Vaclav Smil: Growth
Vaclav Smil has over the years published a large number of books, mostly on energy, on which is he is regarded as a leading expert. His books have received wide acclaim, among others from Bill Gates, who has said that “there is no author whose books I look more forward to than Vaclav Smil”.
The present book focuses as the title indicates on growth of just about everything, including nature, energy, technologies, artifacts, populations and societies, drawing on a very large and varied literature (the list of references covers a hundred pages, Smil is certainly a learned scholar). In each case the methodology consists of fitting the evidence to a growth curve, being linear, exponential or sigmoid. The latter covers cases in which the phenomenon under study first grows slowly, then very fast before growth eventually peters out (perhaps followed by decline), what is often called an S-curve, well known from epidemiology or diffusion studies. According to Smil many of the phenomena considered in the book fit such a trajectory, i.e., they do not grow without limits but are constrained by environmental or other factors.
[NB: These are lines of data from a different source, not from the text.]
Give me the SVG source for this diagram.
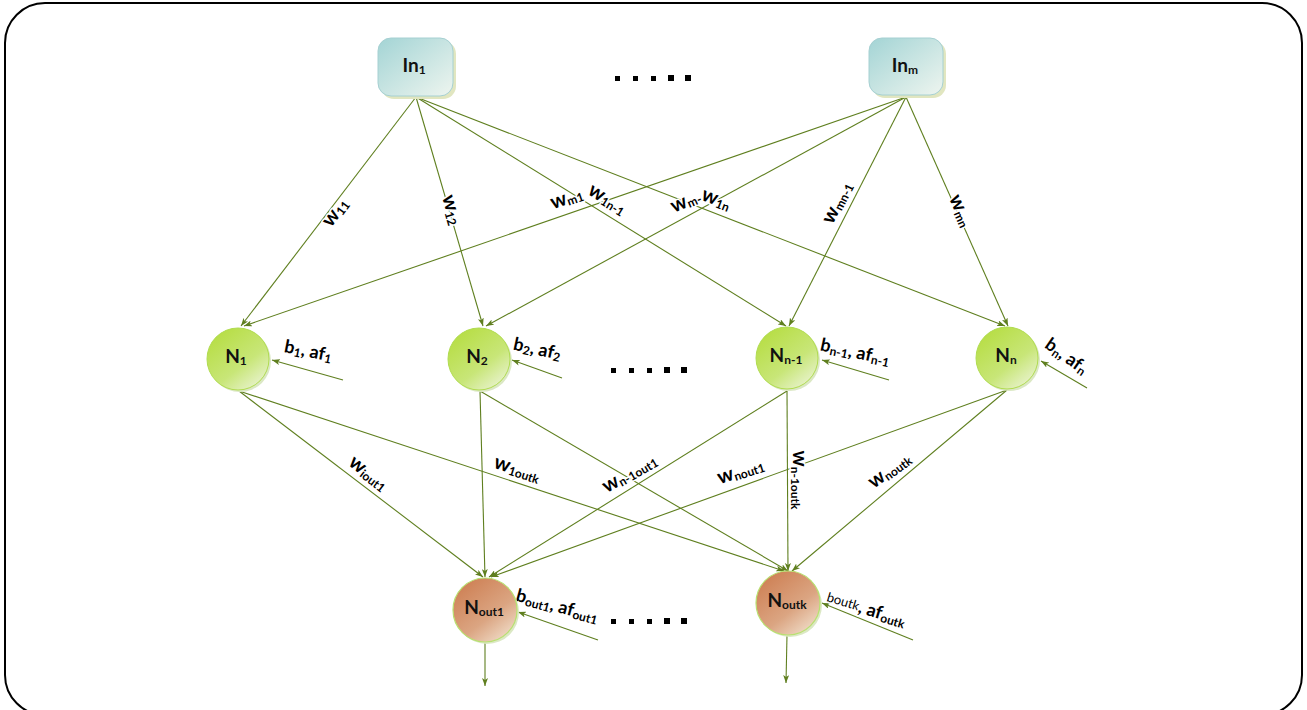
<svg xmlns="http://www.w3.org/2000/svg" width="1307" height="710" viewBox="0 0 1307 710">
<defs>
<style>
.edge{stroke:#5f7f1f;stroke-width:1.1;fill:none;marker-end:url(#arr)}
.lbl{font-family:Lato,"Open Sans","Liberation Sans",sans-serif;font-weight:bold;fill:#000;text-anchor:middle;dominant-baseline:middle;stroke:#fff;stroke-width:3;paint-order:stroke;stroke-linejoin:round}
.w{font-size:20px}
.b{font-size:18px}
.sub{font-size:12px}
.nt{font-family:Lato,"Open Sans","Liberation Sans",sans-serif;font-weight:bold;font-size:19px;fill:#111;text-anchor:middle;dominant-baseline:middle}
.dot{fill:#000}
</style>
<marker id="arr" viewBox="0 0 8 6" refX="8" refY="3" markerWidth="8" markerHeight="6" markerUnits="userSpaceOnUse" orient="auto">
<path d="M0,0 L8,3 L0,6 L2,3 z" fill="#5f7f1f"/>
</marker>
<linearGradient id="gIn" x1="0" y1="0" x2="1" y2="1">
<stop offset="0" stop-color="#a3d4d5"/>
<stop offset="1" stop-color="#eef5ef"/>
</linearGradient>
<linearGradient id="gN" x1="0.2" y1="0.1" x2="0.9" y2="1">
<stop offset="0" stop-color="#b8de48"/>
<stop offset="0.55" stop-color="#c8e678"/>
<stop offset="1" stop-color="#eef5dc"/>
</linearGradient>
<linearGradient id="gO" x1="0.2" y1="0.1" x2="0.9" y2="1">
<stop offset="0" stop-color="#cf8358"/>
<stop offset="0.55" stop-color="#dba582"/>
<stop offset="1" stop-color="#f3e4d2"/>
</linearGradient>
</defs>

<rect x="5" y="3" width="1297" height="712" rx="40" ry="40" fill="#fff" stroke="#000" stroke-width="2"/>

<g id="connectors">
<line class="edge" x1="416" y1="97" x2="241" y2="326"/>
<line class="edge" x1="416" y1="97" x2="483" y2="326"/>
<line class="edge" x1="416" y1="97" x2="786" y2="326"/>
<line class="edge" x1="416" y1="97" x2="1005" y2="326"/>
<line class="edge" x1="906" y1="97" x2="244" y2="326"/>
<line class="edge" x1="906" y1="97" x2="486" y2="326"/>
<line class="edge" x1="906" y1="97" x2="789" y2="326"/>
<line class="edge" x1="906" y1="97" x2="1008" y2="326"/>
<line class="edge" x1="239" y1="391" x2="483" y2="577"/>
<line class="edge" x1="239" y1="391" x2="784" y2="571"/>
<line class="edge" x1="480" y1="391" x2="485" y2="577"/>
<line class="edge" x1="480" y1="391" x2="788" y2="571"/>
<line class="edge" x1="787" y1="391" x2="489" y2="577"/>
<line class="edge" x1="787" y1="391" x2="788" y2="571"/>
<line class="edge" x1="1007" y1="390" x2="491" y2="577"/>
<line class="edge" x1="1007" y1="390" x2="792" y2="571"/>
<line class="edge" x1="343" y1="380" x2="272" y2="360"/>
<line class="edge" x1="562" y1="378" x2="512" y2="360"/>
<line class="edge" x1="889" y1="380" x2="822" y2="360"/>
<line class="edge" x1="1087" y1="388" x2="1041" y2="361"/>
<line class="edge" x1="598" y1="640" x2="518" y2="612"/>
<line class="edge" x1="913" y1="640" x2="822" y2="603"/>
<line class="edge" x1="485" y1="642" x2="485" y2="686"/>
<line class="edge" x1="787" y1="635" x2="786" y2="683"/>
</g>

<g id="weight-labels">
<text class="lbl w" transform="translate(336,213) rotate(-53)">w<tspan class="sub" dy="4">11</tspan></text>
<text class="lbl w" transform="translate(451,210) rotate(74)">w<tspan class="sub" dy="4">12</tspan></text>
<text class="lbl w" transform="translate(567,199) rotate(-19)">w<tspan class="sub" dy="4">m1</tspan></text>
<text class="lbl w" transform="translate(607,200) rotate(32)">w<tspan class="sub" dy="4">1n-1</tspan></text>
<text class="lbl w" transform="translate(686,202) rotate(-24)">w<tspan class="sub" dy="4">m-</tspan></text>
<text class="lbl w" transform="translate(716,200) rotate(21)">w<tspan class="sub" dy="4">1n</tspan></text>
<text class="lbl w" transform="translate(838,203) rotate(-63)">w<tspan class="sub" dy="4">mn-1</tspan></text>
<text class="lbl w" transform="translate(960,211) rotate(66)">w<tspan class="sub" dy="4">mn</tspan></text>
<text class="lbl w" transform="translate(368,474) rotate(38)">w<tspan class="sub" dy="4">iout1</tspan></text>
<text class="lbl w" transform="translate(517,470) rotate(18)">w<tspan class="sub" dy="4">1outk</tspan></text>
<text class="lbl w" transform="translate(630,474) rotate(-30)">w<tspan class="sub" dy="4">n-1out1</tspan></text>
<text class="lbl w" transform="translate(741,472) rotate(-18)">w<tspan class="sub" dy="4">nout1</tspan></text>
<text class="lbl w" transform="translate(798,480) rotate(90)">w<tspan class="sub" dy="4">n-1outk</tspan></text>
<text class="lbl w" transform="translate(890,471) rotate(-36)">w<tspan class="sub" dy="4">noutk</tspan></text>
</g>

<g id="bias-labels">
<text class="lbl b" transform="translate(308,352) rotate(11)">b<tspan class="sub" dy="4">1</tspan><tspan dy="-4">, af</tspan><tspan class="sub" dy="4">1</tspan></text>
<text class="lbl b" transform="translate(537,350) rotate(12)">b<tspan class="sub" dy="4">2</tspan><tspan dy="-4">, af</tspan><tspan class="sub" dy="4">2</tspan></text>
<text class="lbl b" transform="translate(855,353) rotate(12)">b<tspan class="sub" dy="4">n-1</tspan><tspan dy="-4">, af</tspan><tspan class="sub" dy="4">n-1</tspan></text>
<text class="lbl b" transform="translate(1066,357) rotate(35)">b<tspan class="sub" dy="4">n</tspan><tspan dy="-4">, af</tspan><tspan class="sub" dy="4">n</tspan></text>
<text class="lbl b" transform="translate(557,607) rotate(15)">b<tspan class="sub" dy="4">out1</tspan><tspan dy="-4">, af</tspan><tspan class="sub" dy="4">out1</tspan></text>
<text class="lbl b" transform="translate(866,610) rotate(17)"><tspan font-size="13" font-weight="normal">boutk</tspan>, af<tspan class="sub" dy="4">outk</tspan></text>
</g>

<g id="dots-top">
<rect class="dot" x="615" y="76" width="5" height="5"/><rect class="dot" x="633" y="76" width="5" height="5"/><rect class="dot" x="651" y="76" width="5" height="5"/><rect class="dot" x="668" y="75" width="6" height="6"/><rect class="dot" x="685" y="75" width="6" height="6"/>
</g>
<g id="dots-mid">
<rect class="dot" x="611" y="368" width="5" height="5"/><rect class="dot" x="629" y="368" width="5" height="5"/><rect class="dot" x="647" y="368" width="5" height="5"/><rect class="dot" x="664" y="367" width="6" height="6"/><rect class="dot" x="681" y="367" width="6" height="6"/>
</g>
<g id="dots-bot">
<rect class="dot" x="611" y="619" width="5" height="5"/><rect class="dot" x="629" y="619" width="5" height="5"/><rect class="dot" x="647" y="619" width="5" height="5"/><rect class="dot" x="664" y="618" width="6" height="6"/><rect class="dot" x="681" y="618" width="6" height="6"/>
</g>

<g id="in1">
<rect x="381" y="41" width="75" height="58" rx="13" fill="#e1e6c0"/>
<rect x="378" y="38" width="75" height="58" rx="13" fill="url(#gIn)" stroke="#a6d0d2" stroke-width="1"/>
<text class="nt" x="414" y="67">In<tspan class="sub" dy="4">1</tspan></text>
</g>
<g id="inm">
<rect x="872" y="41" width="74" height="57" rx="13" fill="#e1e6c0"/>
<rect x="869" y="38" width="74" height="57" rx="13" fill="url(#gIn)" stroke="#a6d0d2" stroke-width="1"/>
<text class="nt" x="905" y="67">In<tspan class="sub" dy="4">m</tspan></text>
</g>

<g id="n1">
<circle cx="240" cy="361" r="31" fill="#dbe8c4"/>
<circle cx="238" cy="359" r="31" fill="url(#gN)" stroke="#b0dc50" stroke-width="1"/>
<text class="nt" x="236" y="358">N<tspan class="sub" dy="4">1</tspan></text>
</g>
<g id="n2">
<circle cx="481" cy="361" r="31" fill="#dbe8c4"/>
<circle cx="479" cy="359" r="31" fill="url(#gN)" stroke="#b0dc50" stroke-width="1"/>
<text class="nt" x="477" y="358">N<tspan class="sub" dy="4">2</tspan></text>
</g>
<g id="nn1">
<circle cx="789" cy="360" r="31" fill="#dbe8c4"/>
<circle cx="787" cy="358" r="31" fill="url(#gN)" stroke="#b0dc50" stroke-width="1"/>
<text class="nt" x="786" y="357">N<tspan class="sub" dy="4">n-1</tspan></text>
</g>
<g id="nn">
<circle cx="1009" cy="360" r="31" fill="#dbe8c4"/>
<circle cx="1007" cy="358" r="31" fill="url(#gN)" stroke="#b0dc50" stroke-width="1"/>
<text class="nt" x="1006" y="357">N<tspan class="sub" dy="4">n</tspan></text>
</g>
<g id="nout1">
<circle cx="487" cy="612" r="32" fill="#dbe8c4"/>
<circle cx="485" cy="610" r="32" fill="url(#gO)" stroke="#b8e070" stroke-width="1.2"/>
<text class="nt" x="484" y="609">N<tspan class="sub" dy="4">out1</tspan></text>
</g>
<g id="noutk">
<circle cx="790" cy="605" r="32" fill="#dbe8c4"/>
<circle cx="788" cy="603" r="32" fill="url(#gO)" stroke="#b8e070" stroke-width="1.2"/>
<text class="nt" x="787" y="602">N<tspan class="sub" dy="4">outk</tspan></text>
</g>
</svg>
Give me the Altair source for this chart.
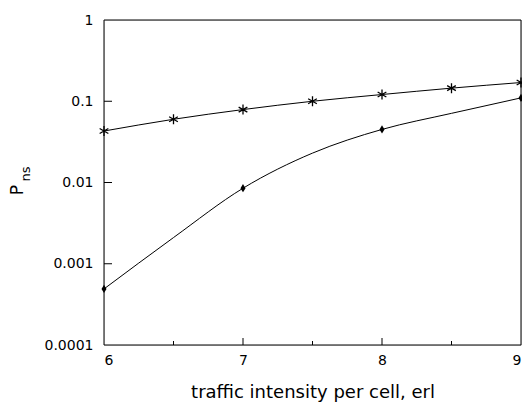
import altair as alt
import pandas as pd

# Data
star_x = [6, 6.5, 7, 7.5, 8, 8.5, 9]
star_y = [0.043, 0.060, 0.079, 0.100, 0.121, 0.145, 0.170]

dia_curve_x = [6, 6.5, 7, 7.5, 8, 8.5, 9]
dia_curve_y = [0.00049, 0.0021, 0.0085, 0.023, 0.045, 0.071, 0.11]
dia_mark_x = [6, 7, 8, 9]
dia_mark_y = [0.00049, 0.0085, 0.045, 0.11]

y_ticks = [0.0001, 0.001, 0.01, 0.1, 1]
x_ticks = [6, 7, 8, 9]
x_major_inner = [7, 8]
x_minor_inner = [6.5, 7.5, 8.5]
y_major_inner = [0.001, 0.01, 0.1]

FONT = "DejaVu Sans"
W, H = 417, 325

star_df = pd.DataFrame({"x": star_x, "y": star_y})
dcurve_df = pd.DataFrame({"x": dia_curve_x, "y": dia_curve_y})
dmark_df = pd.DataFrame({"x": dia_mark_x, "y": dia_mark_y})

xs = alt.Scale(domain=[6, 9], nice=False, zero=False)
ys = alt.Scale(type="log", domain=[0.0001, 1], nice=False)

xax = alt.Axis(values=x_ticks, format="d", ticks=False, domain=False, grid=False,
               labelFont=FONT, labelFontSize=14, labelColor="black", labelPadding=8,
               title="traffic intensity per cell, erl", titleFont=FONT, titleFontSize=18,
               titleFontWeight="normal", titleColor="black", titlePadding=16)
yax = alt.Axis(values=y_ticks, format="~g", ticks=False, domain=False, grid=False,
               labelFont=FONT, labelFontSize=14, labelColor="black", labelPadding=11,
               title=None)

X = alt.X("x:Q", scale=xs, axis=xax)
Y = alt.Y("y:Q", scale=ys, axis=yax)

frame = alt.Chart(pd.DataFrame({"t": [0]})).mark_rect(fill=None, stroke="black", strokeWidth=1).encode(
    x=alt.value(0), x2=alt.value(W), y=alt.value(0), y2=alt.value(H))

star_line = alt.Chart(star_df).mark_line(color="black", strokeWidth=1, interpolate="monotone").encode(x=X, y=Y)
dia_line = alt.Chart(dcurve_df).mark_line(color="black", strokeWidth=1, interpolate="monotone").encode(x=X, y=Y)

asterisk = "M0,-1L0,1M-0.87,-0.5L0.87,0.5M-0.87,0.5L0.87,-0.5"
star_pts = alt.Chart(star_df).mark_point(shape=asterisk, filled=False, stroke="black",
                                         strokeWidth=1.3, size=100, opacity=1).encode(x=X, y=Y)
diamond = "M0,-1.3L0.8,0L0,1.3L-0.8,0Z"
dia_pts = alt.Chart(dmark_df).mark_point(shape=diamond, filled=True, fill="black",
                                         size=40, opacity=1).encode(x=X, y=Y)

xt_major = alt.Chart(pd.DataFrame({"x": x_major_inner})).mark_rule(color="black", strokeWidth=1).encode(
    x=X, y=alt.value(H), y2=alt.value(H - 7))
xt_minor = alt.Chart(pd.DataFrame({"x": x_minor_inner})).mark_rule(color="black", strokeWidth=1).encode(
    x=X, y=alt.value(H), y2=alt.value(H - 4))
yt_major = alt.Chart(pd.DataFrame({"y": y_major_inner})).mark_rule(color="black", strokeWidth=1).encode(
    y=Y, x=alt.value(0), x2=alt.value(8))

label_df = pd.DataFrame({"t": ["P"]})
p_text = alt.Chart(label_df).mark_text(text="P", font=FONT, fontSize=17, angle=270, color="black",
                                       align="center", baseline="alphabetic").encode(
    x=alt.value(-81), y=alt.value(170))
ns_text = alt.Chart(label_df).mark_text(text="ns", font=FONT, fontSize=13, angle=270, color="black",
                                        align="center", baseline="alphabetic").encode(
    x=alt.value(-74), y=alt.value(154))

chart = alt.layer(
    frame, star_line, dia_line, xt_major, xt_minor, yt_major, star_pts, dia_pts, p_text, ns_text
).properties(
    width=W, height=H,
    autosize=alt.AutoSizeParams(type="none"),
    padding={"left": 104, "top": 20, "right": 1, "bottom": 63},
).configure_view(strokeWidth=0).configure(background="white")

chart.save("out.html", embed_options={"renderer": "svg", "actions": False})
On this background it is perhaps not surprising that Smil is not very comfortable with the idea of unbounded (exponential) economic growth, common in mainstream economics. According to Smil such growth is bound to come into conflict with the finite nature of the planet’s ecosystem/ resources, as evidenced for example by the problem of global warming. Nor is he much impressed by some of the solutions that have been advocated, such as a transition to renewable energy (which at best will take a very long time according to Smil, and not be equally well suited everywhere) or a circular economy (a long shot indeed according to Smil). Hence, the only remaining solution from this perspective seems to be for economic growth to cease altogether. How that can be achieved, and what the likely consequences (challenges) may be, is not much discussed, though.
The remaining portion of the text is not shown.